>> start

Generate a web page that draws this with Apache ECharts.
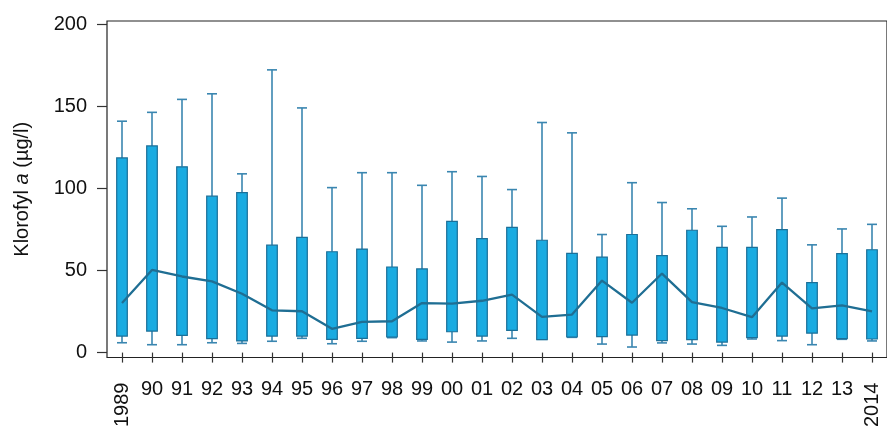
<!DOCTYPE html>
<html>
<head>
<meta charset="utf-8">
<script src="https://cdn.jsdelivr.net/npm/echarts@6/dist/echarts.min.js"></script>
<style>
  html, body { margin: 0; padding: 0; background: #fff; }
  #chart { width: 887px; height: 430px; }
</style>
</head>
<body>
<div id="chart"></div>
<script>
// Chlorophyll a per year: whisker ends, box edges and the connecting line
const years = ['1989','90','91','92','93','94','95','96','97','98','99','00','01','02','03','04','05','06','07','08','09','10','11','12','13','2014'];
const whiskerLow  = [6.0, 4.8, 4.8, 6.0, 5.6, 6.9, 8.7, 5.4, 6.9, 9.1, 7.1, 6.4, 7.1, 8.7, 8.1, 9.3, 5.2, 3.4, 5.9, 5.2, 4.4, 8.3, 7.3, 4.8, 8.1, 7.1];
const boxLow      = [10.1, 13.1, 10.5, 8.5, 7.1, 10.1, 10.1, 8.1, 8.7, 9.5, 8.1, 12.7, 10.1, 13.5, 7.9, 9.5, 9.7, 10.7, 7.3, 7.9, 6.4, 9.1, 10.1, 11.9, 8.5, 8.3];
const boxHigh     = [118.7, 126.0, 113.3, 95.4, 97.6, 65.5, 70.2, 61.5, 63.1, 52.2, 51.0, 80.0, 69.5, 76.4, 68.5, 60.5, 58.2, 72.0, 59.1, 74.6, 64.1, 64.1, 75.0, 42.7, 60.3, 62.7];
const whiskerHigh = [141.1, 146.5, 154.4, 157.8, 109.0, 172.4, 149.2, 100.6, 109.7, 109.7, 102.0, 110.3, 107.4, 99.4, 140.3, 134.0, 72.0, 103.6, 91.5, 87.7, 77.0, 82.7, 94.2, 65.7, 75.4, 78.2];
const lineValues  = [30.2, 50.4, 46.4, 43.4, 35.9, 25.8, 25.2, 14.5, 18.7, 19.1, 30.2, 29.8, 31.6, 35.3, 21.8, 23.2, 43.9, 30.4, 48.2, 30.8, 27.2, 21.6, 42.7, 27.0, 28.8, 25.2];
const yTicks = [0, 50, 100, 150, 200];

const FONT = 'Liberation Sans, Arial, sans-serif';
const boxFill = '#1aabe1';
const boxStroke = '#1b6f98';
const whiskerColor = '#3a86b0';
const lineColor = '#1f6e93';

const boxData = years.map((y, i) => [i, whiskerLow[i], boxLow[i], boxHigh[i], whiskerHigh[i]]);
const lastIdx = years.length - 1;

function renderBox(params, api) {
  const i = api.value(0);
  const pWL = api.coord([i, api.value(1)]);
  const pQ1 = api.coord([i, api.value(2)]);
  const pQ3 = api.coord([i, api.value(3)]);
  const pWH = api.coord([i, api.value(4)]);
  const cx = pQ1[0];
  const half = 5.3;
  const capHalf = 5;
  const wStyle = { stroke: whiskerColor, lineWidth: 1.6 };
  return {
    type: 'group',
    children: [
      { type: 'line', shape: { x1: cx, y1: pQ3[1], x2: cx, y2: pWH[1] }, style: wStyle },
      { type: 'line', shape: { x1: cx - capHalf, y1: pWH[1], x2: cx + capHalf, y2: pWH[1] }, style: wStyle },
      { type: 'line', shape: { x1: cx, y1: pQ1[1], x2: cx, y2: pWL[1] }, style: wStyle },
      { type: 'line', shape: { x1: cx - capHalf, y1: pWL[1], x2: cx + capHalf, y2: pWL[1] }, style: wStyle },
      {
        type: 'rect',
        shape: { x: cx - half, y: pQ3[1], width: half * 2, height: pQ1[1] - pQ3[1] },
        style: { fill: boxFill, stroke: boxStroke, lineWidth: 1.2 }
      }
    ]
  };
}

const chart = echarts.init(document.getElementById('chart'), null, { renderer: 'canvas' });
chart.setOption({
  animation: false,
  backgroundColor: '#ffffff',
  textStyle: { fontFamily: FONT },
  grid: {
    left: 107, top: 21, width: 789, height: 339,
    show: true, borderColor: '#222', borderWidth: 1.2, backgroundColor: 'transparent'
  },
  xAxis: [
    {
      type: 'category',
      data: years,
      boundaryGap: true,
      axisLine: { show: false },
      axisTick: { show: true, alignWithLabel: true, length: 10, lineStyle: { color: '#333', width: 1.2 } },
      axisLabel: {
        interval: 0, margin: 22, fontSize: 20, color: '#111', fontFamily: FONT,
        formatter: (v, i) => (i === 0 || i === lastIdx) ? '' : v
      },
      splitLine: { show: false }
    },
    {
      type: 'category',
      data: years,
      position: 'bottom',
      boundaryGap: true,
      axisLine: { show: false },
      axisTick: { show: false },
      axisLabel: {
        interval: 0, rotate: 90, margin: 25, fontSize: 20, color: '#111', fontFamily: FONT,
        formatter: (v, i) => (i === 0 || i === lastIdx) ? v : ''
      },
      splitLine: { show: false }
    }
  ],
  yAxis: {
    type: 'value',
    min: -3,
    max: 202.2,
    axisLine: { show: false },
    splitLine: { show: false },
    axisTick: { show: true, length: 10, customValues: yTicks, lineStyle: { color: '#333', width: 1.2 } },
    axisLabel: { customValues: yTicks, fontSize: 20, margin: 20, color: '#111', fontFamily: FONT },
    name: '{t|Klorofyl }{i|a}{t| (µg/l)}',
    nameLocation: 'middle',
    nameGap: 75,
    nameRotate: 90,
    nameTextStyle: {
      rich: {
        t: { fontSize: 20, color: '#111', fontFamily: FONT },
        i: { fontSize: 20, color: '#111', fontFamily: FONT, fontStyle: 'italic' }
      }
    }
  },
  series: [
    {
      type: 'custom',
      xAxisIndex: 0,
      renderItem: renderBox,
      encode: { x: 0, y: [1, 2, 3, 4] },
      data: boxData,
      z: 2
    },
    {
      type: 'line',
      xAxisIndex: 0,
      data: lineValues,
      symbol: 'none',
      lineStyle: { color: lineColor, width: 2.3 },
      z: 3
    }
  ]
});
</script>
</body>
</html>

>> end

Set down the material exactly, every line of it, except for the pictures.

Generate a web page that draws this with Apache ECharts.
<!DOCTYPE html>
<html>
<head>
<meta charset="utf-8">
<script src="https://cdn.jsdelivr.net/npm/echarts@6/dist/echarts.min.js"></script>
<style>
  html, body { margin: 0; padding: 0; background: #fff; }
  #chart { width: 887px; height: 430px; }
</style>
</head>
<body>
<div id="chart"></div>
<script>
// Chlorophyll a per year: whisker ends, box edges and the connecting line
const years = ['1989','90','91','92','93','94','95','96','97','98','99','00','01','02','03','04','05','06','07','08','09','10','11','12','13','2014'];
const whiskerLow  = [6.0, 4.8, 4.8, 6.0, 5.6, 6.9, 8.7, 5.4, 6.9, 9.1, 7.1, 6.4, 7.1, 8.7, 8.1, 9.3, 5.2, 3.4, 5.9, 5.2, 4.4, 8.3, 7.3, 4.8, 8.1, 7.1];
const boxLow      = [10.1, 13.1, 10.5, 8.5, 7.1, 10.1, 10.1, 8.1, 8.7, 9.5, 8.1, 12.7, 10.1, 13.5, 7.9, 9.5, 9.7, 10.7, 7.3, 7.9, 6.4, 9.1, 10.1, 11.9, 8.5, 8.3];
const boxHigh     = [118.7, 126.0, 113.3, 95.4, 97.6, 65.5, 70.2, 61.5, 63.1, 52.2, 51.0, 80.0, 69.5, 76.4, 68.5, 60.5, 58.2, 72.0, 59.1, 74.6, 64.1, 64.1, 75.0, 42.7, 60.3, 62.7];
const whiskerHigh = [141.1, 146.5, 154.4, 157.8, 109.0, 172.4, 149.2, 100.6, 109.7, 109.7, 102.0, 110.3, 107.4, 99.4, 140.3, 134.0, 72.0, 103.6, 91.5, 87.7, 77.0, 82.7, 94.2, 65.7, 75.4, 78.2];
const lineValues  = [30.2, 50.4, 46.4, 43.4, 35.9, 25.8, 25.2, 14.5, 18.7, 19.1, 30.2, 29.8, 31.6, 35.3, 21.8, 23.2, 43.9, 30.4, 48.2, 30.8, 27.2, 21.6, 42.7, 27.0, 28.8, 25.2];
const yTicks = [0, 50, 100, 150, 200];

const FONT = 'Liberation Sans, Arial, sans-serif';
const boxFill = '#1aabe1';
const boxStroke = '#1b6f98';
const whiskerColor = '#3a86b0';
const lineColor = '#1f6e93';

const boxData = years.map((y, i) => [i, whiskerLow[i], boxLow[i], boxHigh[i], whiskerHigh[i]]);
const lastIdx = years.length - 1;

function renderBox(params, api) {
  const i = api.value(0);
  const pWL = api.coord([i, api.value(1)]);
  const pQ1 = api.coord([i, api.value(2)]);
  const pQ3 = api.coord([i, api.value(3)]);
  const pWH = api.coord([i, api.value(4)]);
  const cx = pQ1[0];
  const half = 5.3;
  const capHalf = 5;
  const wStyle = { stroke: whiskerColor, lineWidth: 1.6 };
  return {
    type: 'group',
    children: [
      { type: 'line', shape: { x1: cx, y1: pQ3[1], x2: cx, y2: pWH[1] }, style: wStyle },
      { type: 'line', shape: { x1: cx - capHalf, y1: pWH[1], x2: cx + capHalf, y2: pWH[1] }, style: wStyle },
      { type: 'line', shape: { x1: cx, y1: pQ1[1], x2: cx, y2: pWL[1] }, style: wStyle },
      { type: 'line', shape: { x1: cx - capHalf, y1: pWL[1], x2: cx + capHalf, y2: pWL[1] }, style: wStyle },
      {
        type: 'rect',
        shape: { x: cx - half, y: pQ3[1], width: half * 2, height: pQ1[1] - pQ3[1] },
        style: { fill: boxFill, stroke: boxStroke, lineWidth: 1.2 }
      }
    ]
  };
}

const chart = echarts.init(document.getElementById('chart'), null, { renderer: 'canvas' });
chart.setOption({
  animation: false,
  backgroundColor: '#ffffff',
  textStyle: { fontFamily: FONT },
  grid: {
    left: 107, top: 21, width: 789, height: 339,
    show: true, borderColor: '#222', borderWidth: 1.2, backgroundColor: 'transparent'
  },
  xAxis: [
    {
      type: 'category',
      data: years,
      boundaryGap: true,
      axisLine: { show: false },
      axisTick: { show: true, alignWithLabel: true, length: 10, lineStyle: { color: '#333', width: 1.2 } },
      axisLabel: {
        interval: 0, margin: 22, fontSize: 20, color: '#111', fontFamily: FONT,
        formatter: (v, i) => (i === 0 || i === lastIdx) ? '' : v
      },
      splitLine: { show: false }
    },
    {
      type: 'category',
      data: years,
      position: 'bottom',
      boundaryGap: true,
      axisLine: { show: false },
      axisTick: { show: false },
      axisLabel: {
        interval: 0, rotate: 90, margin: 25, fontSize: 20, color: '#111', fontFamily: FONT,
        formatter: (v, i) => (i === 0 || i === lastIdx) ? v : ''
      },
      splitLine: { show: false }
    }
  ],
  yAxis: {
    type: 'value',
    min: -3,
    max: 202.2,
    axisLine: { show: false },
    splitLine: { show: false },
    axisTick: { show: true, length: 10, customValues: yTicks, lineStyle: { color: '#333', width: 1.2 } },
    axisLabel: { customValues: yTicks, fontSize: 20, margin: 20, color: '#111', fontFamily: FONT },
    name: '{t|Klorofyl }{i|a}{t| (µg/l)}',
    nameLocation: 'middle',
    nameGap: 75,
    nameRotate: 90,
    nameTextStyle: {
      rich: {
        t: { fontSize: 20, color: '#111', fontFamily: FONT },
        i: { fontSize: 20, color: '#111', fontFamily: FONT, fontStyle: 'italic' }
      }
    }
  },
  series: [
    {
      type: 'custom',
      xAxisIndex: 0,
      renderItem: renderBox,
      encode: { x: 0, y: [1, 2, 3, 4] },
      data: boxData,
      z: 2
    },
    {
      type: 'line',
      xAxisIndex: 0,
      data: lineValues,
      symbol: 'none',
      lineStyle: { color: lineColor, width: 2.3 },
      z: 3
    }
  ]
});
</script>
</body>
</html>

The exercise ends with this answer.